(Written problem): Exactly as written, retype the listing below, omitting the pictures.

◇ ◇ ◇

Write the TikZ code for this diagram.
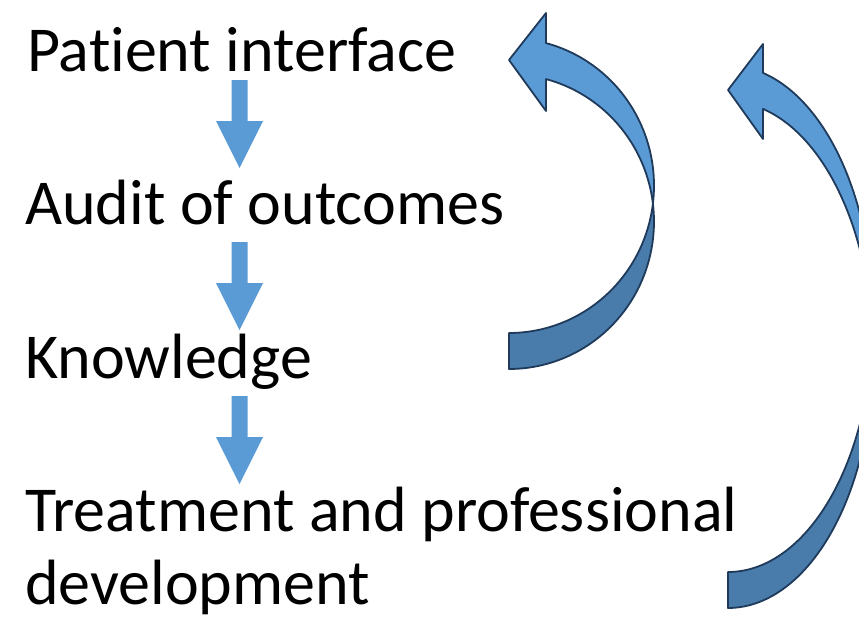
\documentclass[tikz,border=0pt]{standalone}
\usepackage{fontspec}
\setmainfont{Carlito}[RawFeature=-liga]
\definecolor{arrowblue}{HTML}{5B9BD5}
\definecolor{arrowdark}{HTML}{497CAA}
\definecolor{arrowline}{HTML}{1F3A5A}
\tikzset{
  lbl/.style={anchor=base west, inner sep=0pt, font=\fontsize{64}{73}\selectfont},
  blockdown/.pic={\fill[arrowblue] (-8,0) -- (8,0) -- (8,41) -- (23.5,41) -- (0,88) -- (-23.5,41) -- (-8,41) -- cycle;},
  bandlight/.style={fill=arrowblue, draw=arrowline, line width=1.8pt, line join=round},
  banddark/.style={fill=arrowdark, draw=arrowline, line width=1.8pt, line join=round}
}
\begin{document}
\begin{tikzpicture}[x=1pt, y=-1pt]
\useasboundingbox (0,0) rectangle (859,619);
\begin{scope}
\clip (0,0) rectangle (859,619);
% text
\node[lbl] (pi) at (27,71) {Patient interface};
\node[lbl] (ao) at (25,224) {Audit of outcomes};
\node[lbl] (kn) at (25,378) {Knowledge};
\node[lbl] (tr) at (25,531) {Treatment and professional};
\node[lbl] (dv) at (25,604) {development};
% straight block arrows
\pic at (239.5,80) {blockdown};
\pic at (239.5,242) {blockdown};
\pic at (239.5,396) {blockdown};
% curved arrow A
\path[banddark] plot[domain=-7.01:-90, samples=60] ({509+145*cos(\x)},{185.6-147.4*sin(\x)})
  -- plot[domain=-90:7.01, samples=60] ({509+145*cos(\x)},{221.6-147.4*sin(\x)}) -- cycle;
\path[bandlight] plot[domain=75.2:-7.01, samples=60] ({509+145*cos(\x)},{185.6-147.4*sin(\x)})
  -- plot[domain=7.01:75.2, samples=60] ({509+145*cos(\x)},{221.6-147.4*sin(\x)})
  -- (546,111) -- (509,60) -- (546,13) -- cycle;
% curved arrow B
\path[banddark] plot[domain=-4.07:-90, samples=60] ({728+145*cos(\x)},{318.7-253.3*sin(\x)})
  -- plot[domain=-90:4.07, samples=60] ({728+145*cos(\x)},{354.7-253.3*sin(\x)}) -- cycle;
\path[bandlight] plot[domain=76.03:-4.07, samples=60] ({728+145*cos(\x)},{318.7-253.3*sin(\x)})
  -- plot[domain=4.07:76.03, samples=60] ({728+145*cos(\x)},{354.7-253.3*sin(\x)})
  -- (763,139) -- (728,90) -- (763,44) -- cycle;
\end{scope}
\end{tikzpicture}
\end{document}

◇ ◇ ◇

(Response):
Write the TikZ code for this diagram.
\documentclass[tikz,border=0pt]{standalone}
\usepackage{fontspec}
\setmainfont{Carlito}[RawFeature=-liga]
\definecolor{arrowblue}{HTML}{5B9BD5}
\definecolor{arrowdark}{HTML}{497CAA}
\definecolor{arrowline}{HTML}{1F3A5A}
\tikzset{
  lbl/.style={anchor=base west, inner sep=0pt, font=\fontsize{64}{73}\selectfont},
  blockdown/.pic={\fill[arrowblue] (-8,0) -- (8,0) -- (8,41) -- (23.5,41) -- (0,88) -- (-23.5,41) -- (-8,41) -- cycle;},
  bandlight/.style={fill=arrowblue, draw=arrowline, line width=1.8pt, line join=round},
  banddark/.style={fill=arrowdark, draw=arrowline, line width=1.8pt, line join=round}
}
\begin{document}
\begin{tikzpicture}[x=1pt, y=-1pt]
\useasboundingbox (0,0) rectangle (859,619);
\begin{scope}
\clip (0,0) rectangle (859,619);
% text
\node[lbl] (pi) at (27,71) {Patient interface};
\node[lbl] (ao) at (25,224) {Audit of outcomes};
\node[lbl] (kn) at (25,378) {Knowledge};
\node[lbl] (tr) at (25,531) {Treatment and professional};
\node[lbl] (dv) at (25,604) {development};
% straight block arrows
\pic at (239.5,80) {blockdown};
\pic at (239.5,242) {blockdown};
\pic at (239.5,396) {blockdown};
% curved arrow A
\path[banddark] plot[domain=-7.01:-90, samples=60] ({509+145*cos(\x)},{185.6-147.4*sin(\x)})
  -- plot[domain=-90:7.01, samples=60] ({509+145*cos(\x)},{221.6-147.4*sin(\x)}) -- cycle;
\path[bandlight] plot[domain=75.2:-7.01, samples=60] ({509+145*cos(\x)},{185.6-147.4*sin(\x)})
  -- plot[domain=7.01:75.2, samples=60] ({509+145*cos(\x)},{221.6-147.4*sin(\x)})
  -- (546,111) -- (509,60) -- (546,13) -- cycle;
% curved arrow B
\path[banddark] plot[domain=-4.07:-90, samples=60] ({728+145*cos(\x)},{318.7-253.3*sin(\x)})
  -- plot[domain=-90:4.07, samples=60] ({728+145*cos(\x)},{354.7-253.3*sin(\x)}) -- cycle;
\path[bandlight] plot[domain=76.03:-4.07, samples=60] ({728+145*cos(\x)},{318.7-253.3*sin(\x)})
  -- plot[domain=4.07:76.03, samples=60] ({728+145*cos(\x)},{354.7-253.3*sin(\x)})
  -- (763,139) -- (728,90) -- (763,44) -- cycle;
\end{scope}
\end{tikzpicture}
\end{document}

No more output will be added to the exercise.